La gentillesse semble donc avoir bonne presse. En même temps, il est tout à fait remarquable que les « Journées » sont là pour mettre en valeur ce qui est habituellement trop peu considéré. La Journée de la femme – qui a elle aussi une dimension mondiale – n’a ainsi de sens que sur fond de lutte pour l’égalité entre les sexes et de dit-femmation. À l’échelle nationale, il existe également toutes sortes de Journées réservées à ce dont la fragilité exige une attention spéciale : du patrimoine (menacé par la modernité), des gauchers (autrefois menacés par l’orthodoxie des instituteurs), des secrétaires (menacées par les patrons), des aveugles (menacés par l’indifférence générale), de la sécurité routière (menacée par les chauffards), du dépistage de l’obésité infantile (pour lutter contre la malbouffe)… Bref, cette Journée mondiale de la gentillesse a l’avantage de mettre en valeur la méchanceté ordinaire dont nos contemporains considèrent être les acteurs (et, accessoirement les victimes).

Et justement, l’opération « gentillesse » n’a pas convaincu tout le monde, loin s’en faut. Ainsi, même en cette journée spéciale, nos hommes politiques n’ont pas su (ou pu), se retenir d’attaquer le candidat socialiste à la présidentielle et le tourner en ridicule. Moqué sur sa droite pour sa bonhomie peu virile, Luc Chatel le comparait ce week-end à « Babar » (roi des éléphants), tandis que Jean-Luc Mélanchon raillait son impuissance en en donnant l’image d’un « capitaine de pédalo » dans la tempête. En cette journée donc, François Hollande fut encore la victime de la méchanceté de ses rivaux et de leurs coups bas. Il faut dire que c’est Montebourg qui avait jadis inventé la discipline en surnommant son camarade « Flamby » suivi de près par Fabius qui le traitait quant à lui de « fraise des bois » (car c’est derrière les fraises des bois que se cachent les éléphants). Il faut dire aussi qu’il ne fait pas bon passer pour un « bisounours » en politique. Cette expression, relevée par un « Abécédaire des nouveaux clichés des politiques » sur Rue 89 est en effet « destinée à dénigrer l’angélisme supposé d’un adversaire » et « utilisé[e] par l’extrême-droite pour ridiculiser la droite ”molle”, par cette même droite face à la gauche, et par des socialistes contestataires en direction de leurs camarades ».

En politique, mieux vaut en effet avoir l’air efficace qu’angélique, et mauvais que charitable si tant est que la bonté, la mollesse et la naïveté, y passent pour des valeurs intrinsèquement liées et trop inadéquates au réel en jeu, auquel il s’agit pourtant de faire face.

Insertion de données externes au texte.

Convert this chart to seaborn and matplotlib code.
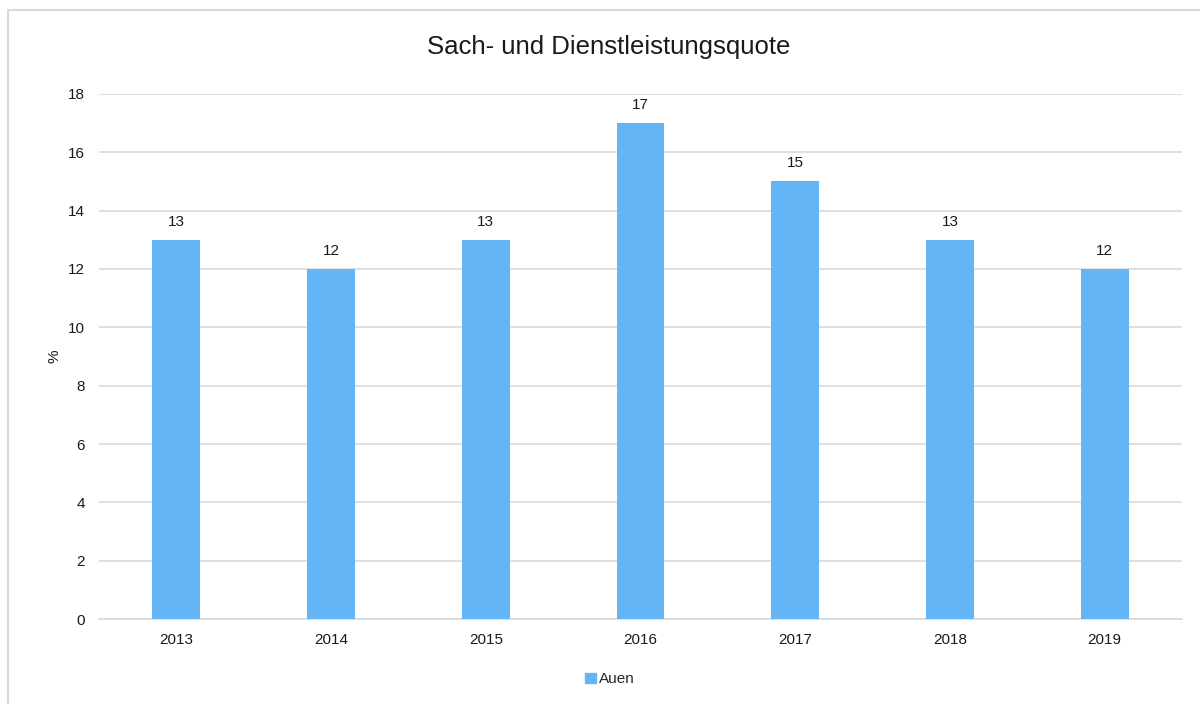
import matplotlib
matplotlib.use("Agg")
import matplotlib.pyplot as plt
import seaborn as sns
import pandas as pd
from matplotlib.patches import Rectangle

years = ["2013", "2014", "2015", "2016", "2017", "2018", "2019"]
values = [13, 12, 13, 17, 15, 13, 12]
series_name = "Auen"

sns.set_theme(style="white")
plt.rcParams['font.family'] = ['Liberation Sans', 'DejaVu Sans']

df = pd.DataFrame({"Jahr": years, "Wert": values, "Serie": series_name})

fig = plt.figure(figsize=(12, 7.04), dpi=100)
ax = fig.add_axes([0.0825, 0.1207, 0.9025, 0.7458])

sns.barplot(data=df, x="Jahr", y="Wert", hue="Serie", palette=["#63B5F5"],
            width=0.31, ax=ax, saturation=1, legend=False, zorder=3,
            linewidth=0)

for c in ax.containers:
    ax.bar_label(c, labels=[str(v) for v in values], padding=8, fontsize=11, color="#1a1a1a")

ax.set_ylim(0, 18)
ax.set_yticks(range(0, 19, 2))
ax.grid(axis="y", color="#d9d9d9", linewidth=1.2, zorder=0)
for s in ["top", "right", "left"]:
    ax.spines[s].set_visible(False)
ax.spines["bottom"].set_color("#d9d9d9")
ax.spines["bottom"].set_linewidth(1.2)
ax.tick_params(axis="both", length=0, labelsize=11, colors="#1a1a1a", pad=10)
ax.set_xlabel("")
ax.set_ylabel("%", fontsize=11, color="#1a1a1a", labelpad=5)

fig.text(0.5075, 0.933, "Sach- und Dienstleistungsquote", ha="center", va="center",
         fontsize=18.5, color="#1a1a1a")

handle = Rectangle((0, 0), 1, 1, color="#63B5F5")
fig.legend([handle], [series_name], loc="center", bbox_to_anchor=(0.508, 0.035),
           frameon=False, fontsize=11, handlelength=0.7, handleheight=0.7,
           handletextpad=0.2)

fig.patches.append(Rectangle((8 / 1200, -0.05), 1.2, (704 - 10) / 704 + 0.05,
                             transform=fig.transFigure, fill=False,
                             edgecolor="#d9d9d9", linewidth=1.5))

fig.savefig("out.png", dpi=100, facecolor="white")
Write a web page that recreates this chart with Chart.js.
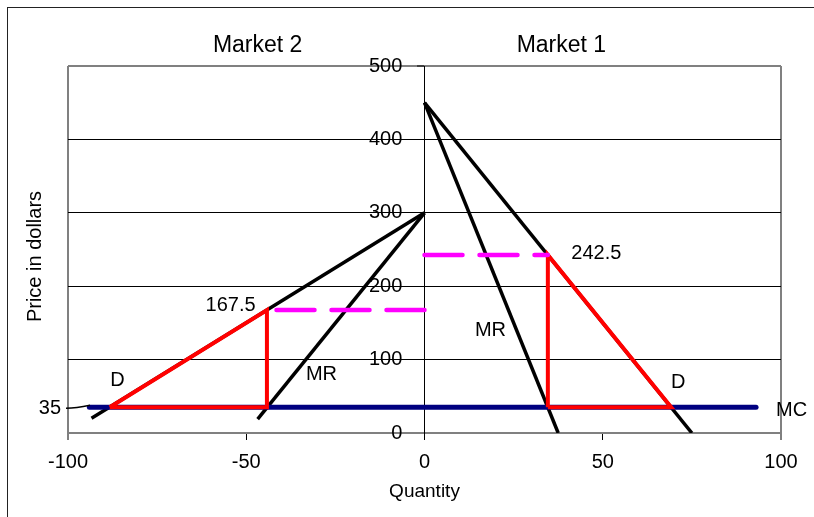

Après les échecs du collectivisme et de l’individualisme à venir à bout du malaise du siècle dernier, la gentillesse n’y prétend ainsi qu’en réponse à l’émergence d’une figure de l’Autre particulièrement méchant auquel on impute la responsabilité des malheurs du siècle naissant. Plus on exige en effet la tête des « responsables » de nos maux d’un côté, plus l’invitation à se lier gentiment à l’autre, et à vivre-ensemble dans la cité se fait présente.

Toutefois, après un aperçu de ce que fut cette journée de la gentillesse en France sur fond de campagne présidentielle et en temps de crise, on a le sentiment qu’un kindness day en Syrie ou en Iran pourrait bien être the ultimate Kindness day.